Title: Distributed Transactions and Distributed Query Processing
Technical Area: Database
We are living in the age of big data. Enterprises are constantly challenged by strikingly different usage patterns around big data e.g. OLTP, OLAP, logging, and off-line analysis, etc. HTAP database is a fast-emerging trend. A hybrid database product that supports both online transaction processing and analytics has the potential to become one-stop solution for meeting most of the requirements of enterprise-level applications.

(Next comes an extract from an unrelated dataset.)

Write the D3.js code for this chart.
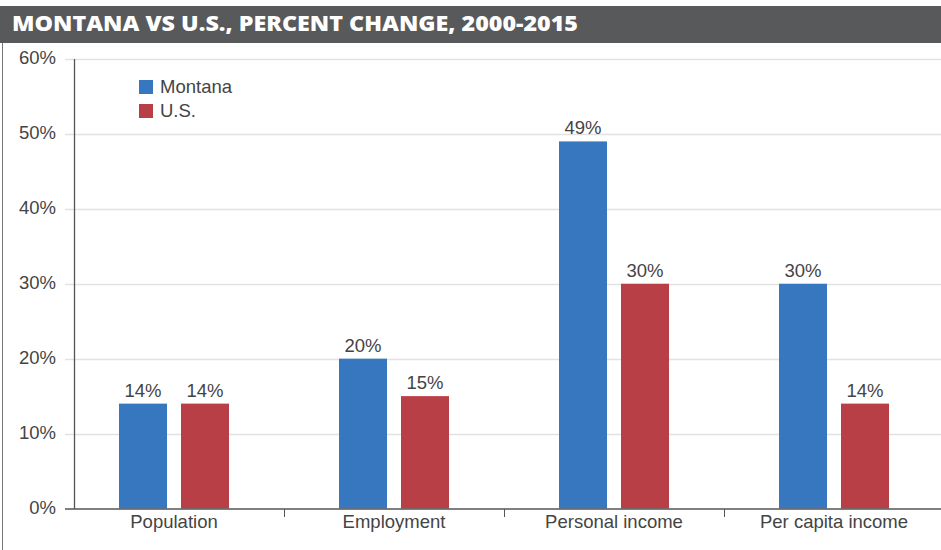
<!DOCTYPE html>
<html><head><meta charset="utf-8">
<script src="https://cdn.jsdelivr.net/npm/d3@7"></script>
<style>
body{margin:0;background:#fff;}
text{font-family:"Liberation Sans",Arial,sans-serif;}
</style></head>
<body><svg id="c" width="941" height="550"></svg>
<script>
const categories = ["Population","Employment","Personal income","Per capita income"];
const seriesNames = ["Montana","U.S."];
const montana = [14,20,49,30];
const us = [14,15,30,14];
const yTicks = [0,10,20,30,40,50,60];
const colors = ["#3677c0","#b93f46"];
const title = "MONTANA VS U.S., PERCENT CHANGE, 2000-2015";
const FS = "18.5px";

const svg = d3.select("#c");
svg.append("rect").attr("x",0).attr("y",6).attr("width",941).attr("height",37).attr("fill","#58595b");
svg.append("text").attr("x",12).attr("y",30.5).attr("fill","#fff")
  .attr("textLength",566).attr("lengthAdjust","spacingAndGlyphs")
  .style("font-family","'Open Sans', sans-serif").style("font-weight","800").style("font-size","20.5px")
  .text(title);
svg.append("line").attr("x1",2.5).attr("x2",2.5).attr("y1",43).attr("y2",550).attr("stroke","#777").attr("stroke-width",1);

const y = d3.scaleLinear().domain([0,60]).range([508.5,59]);
const x0 = d3.scaleBand().domain(categories).range([64,944]).padding(0);
const x1 = d3.scaleBand().domain(seriesNames).range([x0.bandwidth()/2-55, x0.bandwidth()/2+55]).paddingInner(14/62);

// gridlines
svg.append("g").selectAll("line").data(yTicks.filter(d=>d>0)).join("line")
  .attr("x1",65).attr("x2",941).attr("y1",d=>Math.round(y(d))+0.5).attr("y2",d=>Math.round(y(d))+0.5)
  .attr("stroke","#e2e2e2").attr("stroke-width",1.3);

// y labels
svg.append("g").selectAll("text").data(yTicks).join("text")
  .attr("x",56).attr("y",d=>y(d)+5).attr("text-anchor","end")
  .attr("fill","#444").style("font-size",FS).text(d=>d+"%");

// bars
const data = categories.map((c,i)=>({cat:c, vals:[{s:"Montana",v:montana[i]},{s:"U.S.",v:us[i]}]}));
const g = svg.append("g").selectAll("g").data(data).join("g")
  .attr("transform",d=>`translate(${x0(d.cat)},0)`);
g.selectAll("rect").data(d=>d.vals).join("rect")
  .attr("x",d=>x1(d.s)).attr("width",x1.bandwidth())
  .attr("y",d=>y(d.v)).attr("height",d=>y(0)-y(d.v))
  .attr("fill",(d,i)=>colors[i]);
g.selectAll("text").data(d=>d.vals).join("text")
  .attr("x",d=>x1(d.s)+x1.bandwidth()/2).attr("y",d=>y(d.v)-7)
  .attr("text-anchor","middle").attr("fill","#444").style("font-size",FS)
  .text(d=>d.v+"%");

// y axis line
svg.append("line").attr("x1",74.5).attr("x2",74.5).attr("y1",59).attr("y2",509).attr("stroke","#555").attr("stroke-width",1.3);
// x axis
const xAxis = d3.axisBottom(x0).tickSize(0).tickPadding(0);
const ax = svg.append("g").attr("transform","translate(0,509)").call(xAxis);
ax.select(".domain").remove();
ax.selectAll("text").attr("y",19).attr("dy",null).style("font-size",FS).attr("fill","#444")
  .style("font-family","'Liberation Sans',Arial,sans-serif");
svg.append("line").attr("x1",65).attr("x2",941).attr("y1",509).attr("y2",509).attr("stroke","#555").attr("stroke-width",1.3);
// category boundary ticks
svg.append("g").selectAll("line").data(categories.slice(1)).join("line")
  .attr("x1",d=>Math.round(x0(d))+0.5).attr("x2",d=>Math.round(x0(d))+0.5)
  .attr("y1",509).attr("y2",517).attr("stroke","#555").attr("stroke-width",1);

// legend
const lg = svg.append("g").selectAll("g").data(seriesNames).join("g")
  .attr("transform",(d,i)=>`translate(139,${80+i*24})`);
lg.append("rect").attr("width",14).attr("height",14).attr("fill",(d,i)=>colors[i]);
lg.append("text").attr("x",21).attr("y",13).attr("fill","#444").style("font-size",FS).text(d=>d);
</script></body></html>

Current OLTP systems either do not support distributed transactions or do so through a single master/coordinator for transactional consistency. This not only introduces a single point of failure in the cluster but also limits the ability to scale horizontally. Spanner does provide distributed transaction concurrency based on prohibitively expensive special hardware (GPS plus Atomic Clock). A more cost effective, high performing and scalable distributed transaction solution is needed. In OLAP world, an effective and high quality distributed SQL query plan is the key factor. A distributed query plan must take into account resources like hardware, network throughput, disk layout, etc. Many of these resources are dynamically changing in distributed environment and this state of constant flux makes it quite challenging to incorporate such factors in query plan generation in an efficient and scalable manner.
The main target is to build a scale out database cluster with high performance distributed transaction processing and high performance distributed SQL query processing. The measurable outputs of this research may include but are not limited to:
- Decentralized distributed transaction system prototype that delivers high performance, with up to millions of QPS, hundred microseconds latency, and near-linear horizontal scalability and supports 1000+ nodes.
- Novel distributed query optimizer that can develop high quality query plan according to host hardware, network throughput, and data layout.
- The research work will be published in top conferences (CCF-A Level preferred).
Related Research Topics
- Decentralized distributed transaction system prototype that delivers high performance. It would be self-adaptive to various size of transaction, and have fast crash recovery capability for large scale transaction processing.
- Parallel/distributed query plan optimizers that can precisely and effectively combine resources of the whole distributed database and then develop high quality query plan dynamically.
- High performance distributed transaction architecture for the large-scale system with 1000+ nodes. Multi-region transaction systems supporting global distributed transactions.
- Distributed systems built on top of heterogeneous systems and the transaction coordination model for these systems such as batch computing engine, streaming engine, etc.